Many families avoid difficult conversations about money because they feel uncomfortable. But failing to communicate about spending, debt, retirement goals, or estate planning creates confusion and stress later on.

Financial planning works best when spouses and partners are involved together. Having open conversations helps families stay aligned on priorities and understand the bigger picture behind financial decisions.

The episode also warns against avoiding the numbers entirely. Ignoring debt, failing to review spending habits, or operating without a written financial plan often allows small problems to become much larger over time.

A Written Financial Plan Creates Clarity

One of the key themes throughout the podcast is the importance of having a written financial plan rather than relying on assumptions or intuition.
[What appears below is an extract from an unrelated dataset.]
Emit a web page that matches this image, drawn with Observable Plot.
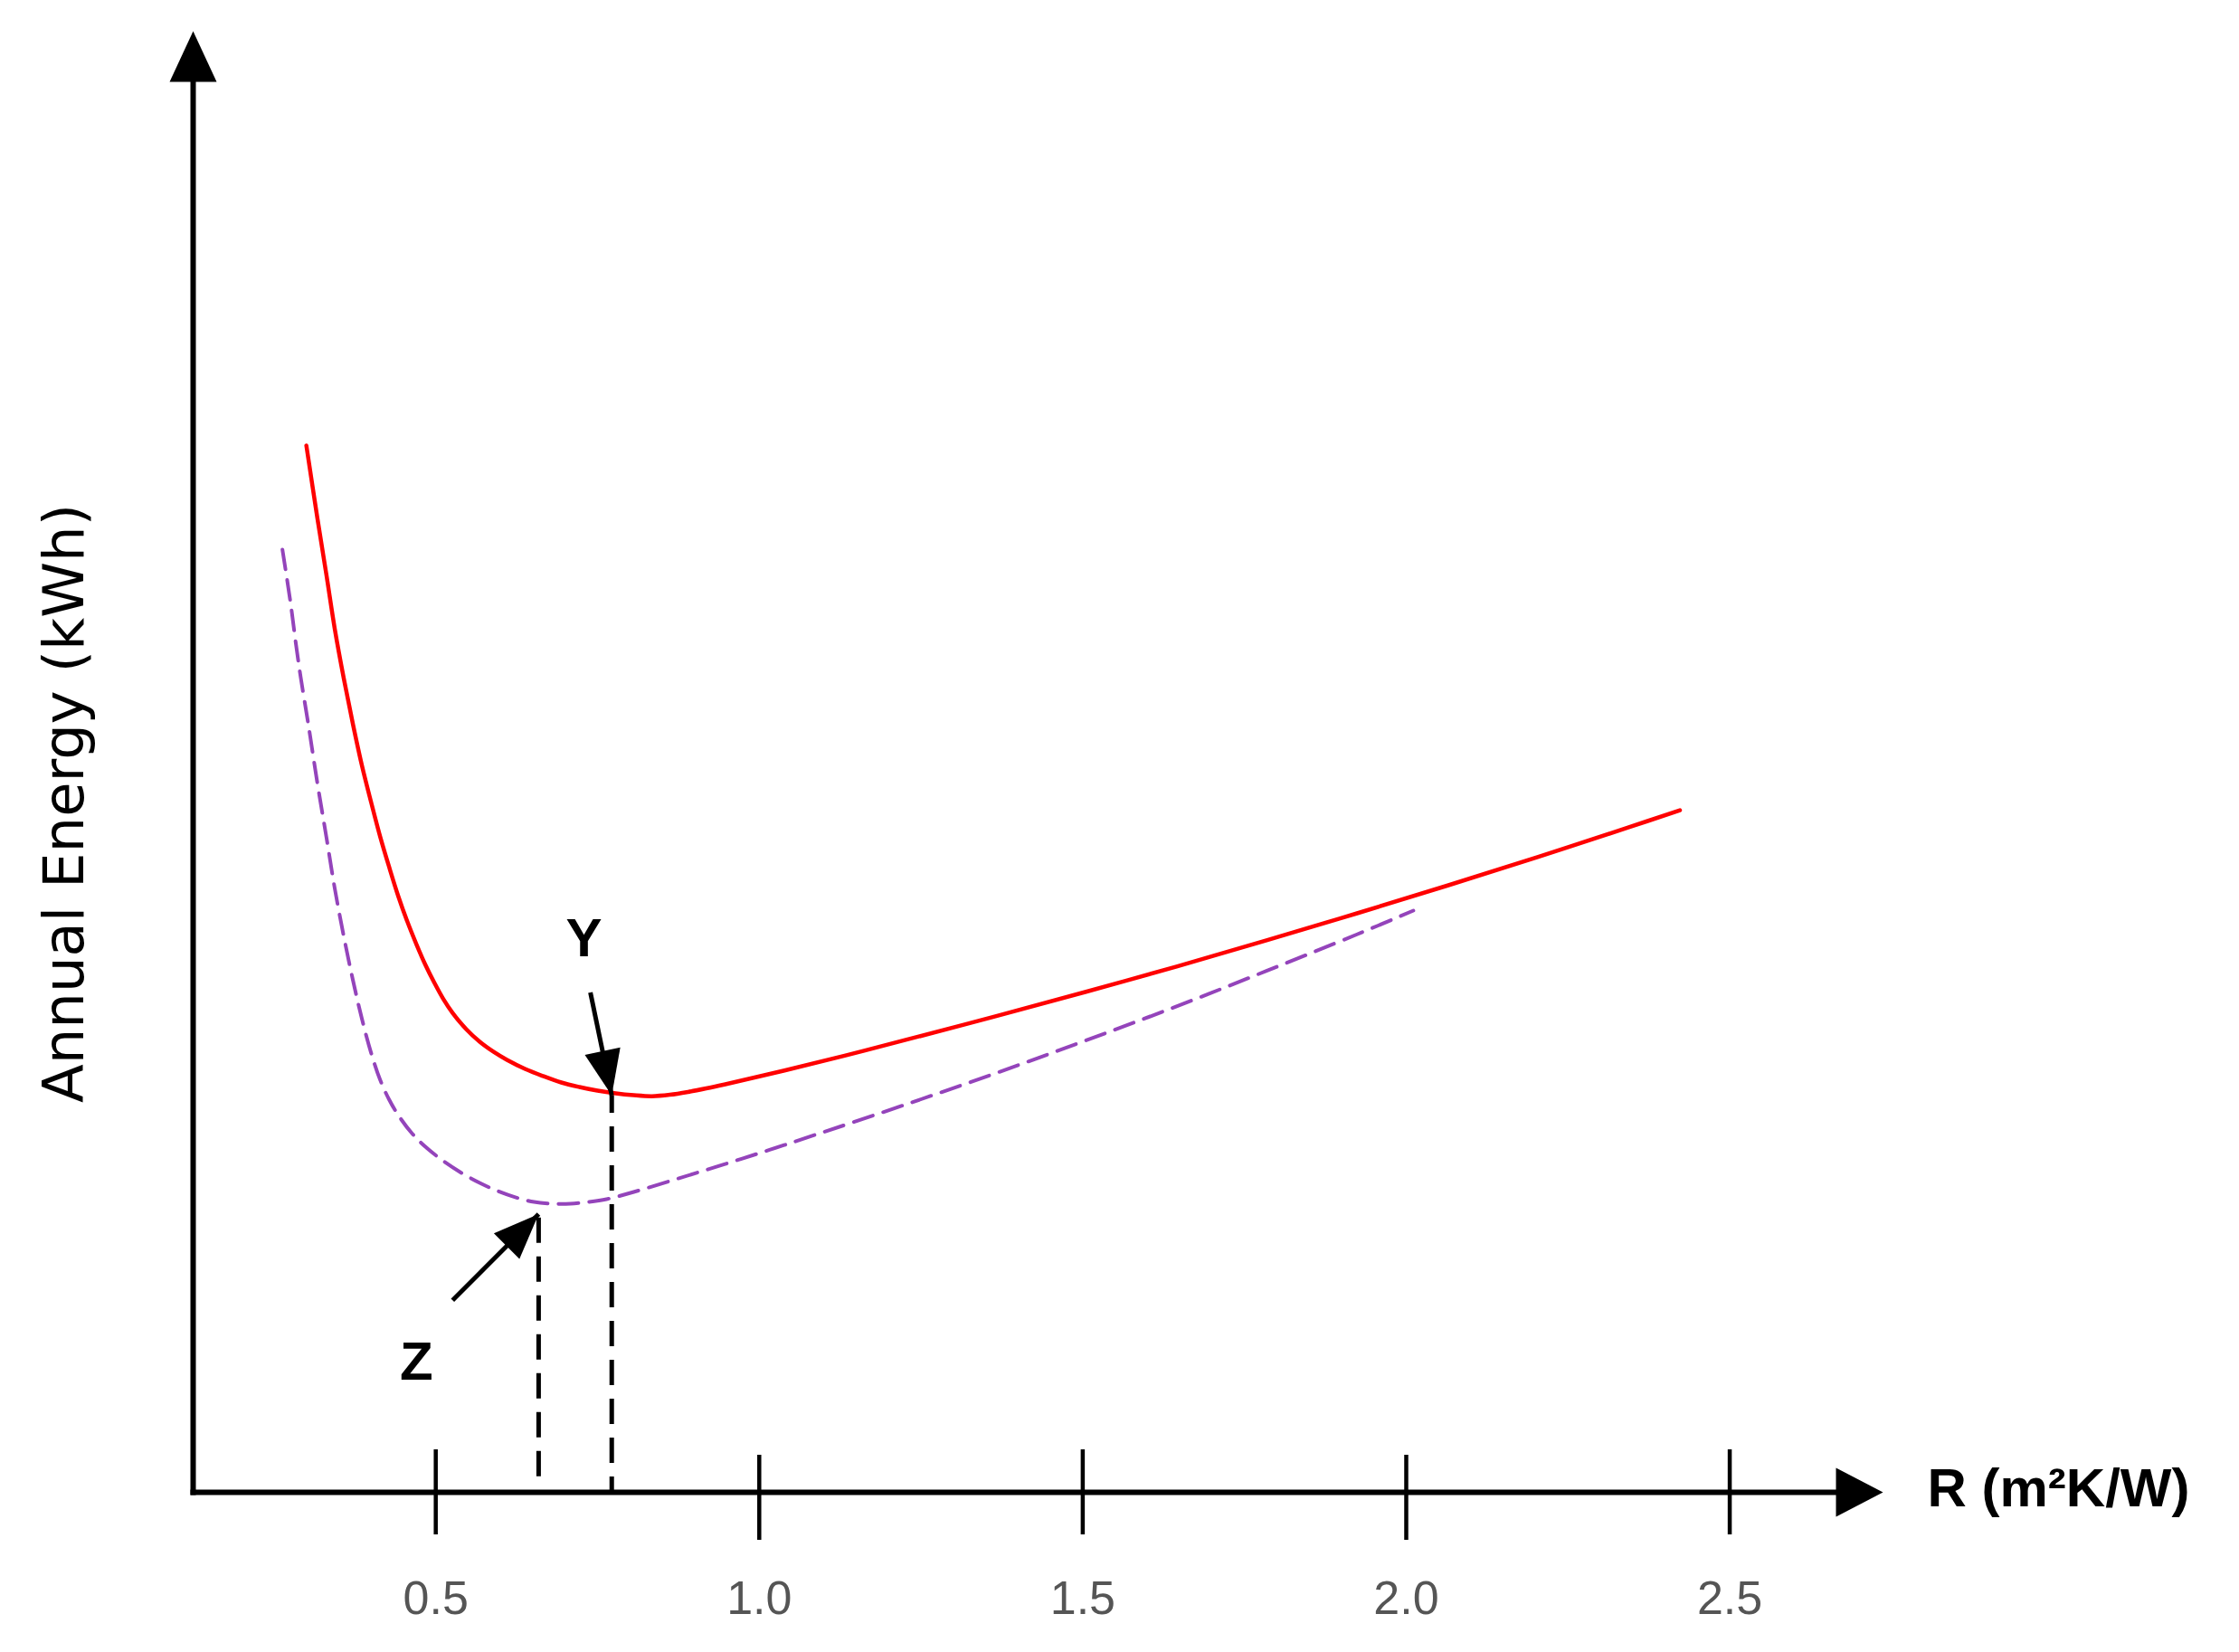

A comprehensive plan helps evaluate multiple scenarios, including early retirement, market downturns, health events, changing spending needs, and debt management strategies. It also allows families to stress test their strategy and make informed adjustments before problems arise.

The discussion even touches on the common belief that low-interest debt should always remain unpaid. While the math may appear favorable on paper, reducing debt can improve retirement cash flow and lower long-term financial risk.

The goal isn’t perfection. The goal is understanding your options and making decisions intentionally rather than reactively.

The biggest financial mistakes are often not caused by a lack of intelligence. More commonly, they stem from overconfidence, assumptions, or simply avoiding uncomfortable conversations.

Whether it’s assuming you can figure everything out yourself, relying too heavily on future income, taking unnecessary investment risk, or avoiding financial planning altogether, these mindset traps can quietly derail long-term goals.

Building long-term financial stability requires coordination, communication, risk management, and a willingness to regularly evaluate whether your current strategy still supports your future goals.